*TASK*:
Your task is to reproduce, verbatim and without pictures, the lines from the opening of the listing through the line containing "from matplotlib import font_manager as fm".

*DATASET EXTRACT*:
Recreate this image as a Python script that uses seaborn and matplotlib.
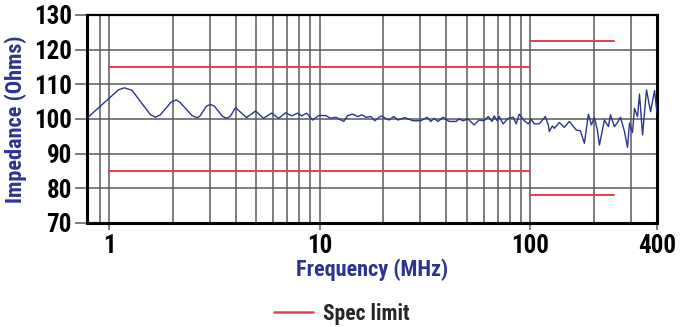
import numpy as np
import pandas as pd
import seaborn as sns
import matplotlib
matplotlib.use("Agg")
import matplotlib.pyplot as plt
from matplotlib.ticker import FixedLocator, NullFormatter
from matplotlib.lines import Line2D
from matplotlib import font_manager as fm

# ---- data ----
freq_mhz = [0.794, 1.107, 1.179, 1.283, 1.568, 1.656, 1.750, 1.973, 2.085, 2.162,
            2.476, 2.624, 2.713, 2.897, 3.027, 3.162, 3.452, 3.607, 3.767, 3.98, 4.49, 4.96,
            5.41, 5.91, 6.38, 6.89, 7.36, 7.85, 8.21, 8.67, 9.26, 9.89, 10.68,
            11.28, 11.92, 13.01, 13.59, 14.36, 15.17, 15.85, 16.56, 17.50, 18.28,
            19.52, 20.17, 21.31, 22.51, 23.52, 25.40, 27.73, 30.27, 32.32, 33.78,
            34.91, 36.47, 38.53, 41.14, 44.42, 45.91, 47.97, 50.67, 54.13, 57.18,
            60.40, 63.10, 65.92, 67.38, 69.64, 71.18, 74.36, 78.56, 82.99, 85.77,
            88.63, 93.63, 97.83, 101.1, 104.5, 110.4, 117.9, 121.8, 123.2, 127.3,
            130.1, 137.5, 145.2, 153.4, 165.6, 173.0, 180.8, 188.9, 195.2, 201.7,
            208.4, 213.1, 225.1, 235.2, 240.4, 251.2, 259.6, 268.3, 280.3, 289.7,
            296.1, 305.9, 312.7, 323.2, 330.4, 341.5, 356.8, 372.8, 389.5, 400.0]
impedance = [100.5, 108.4, 109.0, 108.3, 101.3, 100.5, 101.2, 104.9, 105.5, 104.9,
             101.0, 100.3, 101.0, 103.7, 104.2, 103.7, 100.8, 100.2, 100.8, 103.3, 100.4, 102.3,
             100.2, 101.7, 100.2, 101.8, 100.9, 101.7, 100.9, 101.7, 99.7, 101.0, 101.0,
             100.2, 100.5, 99.3, 101.0, 101.4, 100.7, 101.2, 100.5, 100.7, 99.5,
             100.9, 100.5, 99.7, 100.7, 99.7, 100.4, 99.5, 99.5, 100.5, 99.3,
             100.2, 99.3, 100.5, 99.3, 99.3, 100.0, 99.5, 100.0, 98.3, 99.7,
             99.5, 100.7, 99.3, 100.9, 99.5, 100.7, 98.6, 100.2, 100.5, 98.6,
             101.4, 99.5, 98.6, 99.9, 98.6, 98.6, 100.7, 98.3, 96.4, 98.0,
             97.3, 99.0, 97.6, 99.3, 96.8, 96.6, 93.0, 101.4, 98.3, 100.5,
             96.8, 92.5, 99.7, 97.8, 101.2, 97.8, 99.0, 100.5, 96.4, 91.8,
             98.8, 96.1, 103.1, 100.7, 107.2, 95.4, 108.4, 102.1, 108.2, 101.7]

spec_start = [1, 1, 100, 100]
spec_end = [100, 100, 250, 250]
spec_value = [115, 85, 122.5, 78]

x_ticks = [1, 10, 100, 400]
x_tick_labels = ["1", "10", "100", "400"]
x_minor = [0.9, 2, 3, 4, 5, 6, 7, 8, 9, 20, 30, 40, 50, 60, 70, 80, 90, 200, 300]
y_ticks = [70, 80, 90, 100, 110, 120, 130]

BLUE = "#2b3590"
RED = "#ef3b4b"
GRID = "#5a5a5a"

# pick a condensed/narrow bold face if one is installed
names = {f.name for f in fm.fontManager.ttflist}
cands = ["Liberation Sans Narrow", "DejaVu Sans Condensed", "Roboto Condensed",
         "Open Sans Condensed", "Noto Sans Condensed"]
FONT = [n for n in cands if n in names] + ["DejaVu Sans"]
STRETCH = "condensed"
WEIGHT = "heavy"

sns.set_style("white")
plt.rcParams["font.family"] = FONT
plt.rcParams["font.stretch"] = STRETCH

fig = plt.figure(figsize=(6.87, 3.27), dpi=100)
ax = fig.add_axes([87 / 687, 1 - 223 / 327, (657 - 87) / 687, (223 - 15) / 327])

df = pd.DataFrame({"freq": freq_mhz, "imp": impedance})
sns.lineplot(data=df, x="freq", y="imp", ax=ax, color=BLUE, linewidth=1.0,
             estimator=None, sort=False, zorder=4)

for s, e, v in zip(spec_start, spec_end, spec_value):
    ax.plot([s, e], [v, v], color=RED, linewidth=1.4, zorder=3)

ax.set_xscale("log")
ax.set_xlim(0.785, 400)
ax.set_ylim(70, 130)

ax.xaxis.set_major_locator(FixedLocator(x_ticks))
ax.set_xticklabels(x_tick_labels)
ax.xaxis.set_minor_locator(FixedLocator(x_minor))
ax.xaxis.set_minor_formatter(NullFormatter())
ax.set_yticks(y_ticks)

ax.grid(True, which="both", axis="x", color=GRID, linewidth=1.1)
ax.grid(True, which="major", axis="y", color=GRID, linewidth=1.1)
ax.set_axisbelow(True)

ax.tick_params(axis="y", which="major", length=9, width=1.1, color=GRID,
               labelsize=18, pad=2, direction="out", left=True)
ax.tick_params(axis="x", which="major", length=5, width=1.1, color=GRID,
               labelsize=18, pad=3, direction="out", bottom=True)
ax.tick_params(axis="x", which="minor", length=0)
for lab in ax.get_xticklabels() + ax.get_yticklabels():
    lab.set_fontweight(WEIGHT)
    lab.set_fontstretch(STRETCH)
    lab.set_color("black")

for side, sp in ax.spines.items():
    sp.set_visible(True)
    sp.set_color("black")
    sp.set_linewidth(2.2 if side != "top" else 1.6)

ax.set_xlabel("Frequency (MHz)", fontsize=16, fontweight=WEIGHT, color=BLUE,
              labelpad=0, fontstretch=STRETCH)
ax.set_ylabel("Impedance (Ohms)", fontsize=16, fontweight=WEIGHT, color=BLUE,
              labelpad=5, fontstretch=STRETCH)

handle = Line2D([0], [0], color=RED, linewidth=1.8)
fig.legend([handle], ["Spec limit"], loc="center", bbox_to_anchor=(342 / 687, 1 - 314 / 327),
           frameon=False,
           prop={"family": FONT, "weight": WEIGHT, "size": 15.5, "stretch": STRETCH},
           handlelength=1.8, handletextpad=0.45)

fig.savefig("out.png", dpi=100, facecolor="white")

*SOLUTION BELOW*:
Recreate this image as a Python script that uses seaborn and matplotlib.
import numpy as np
import pandas as pd
import seaborn as sns
import matplotlib
matplotlib.use("Agg")
import matplotlib.pyplot as plt
from matplotlib.ticker import FixedLocator, NullFormatter
from matplotlib.lines import Line2D
from matplotlib import font_manager as fm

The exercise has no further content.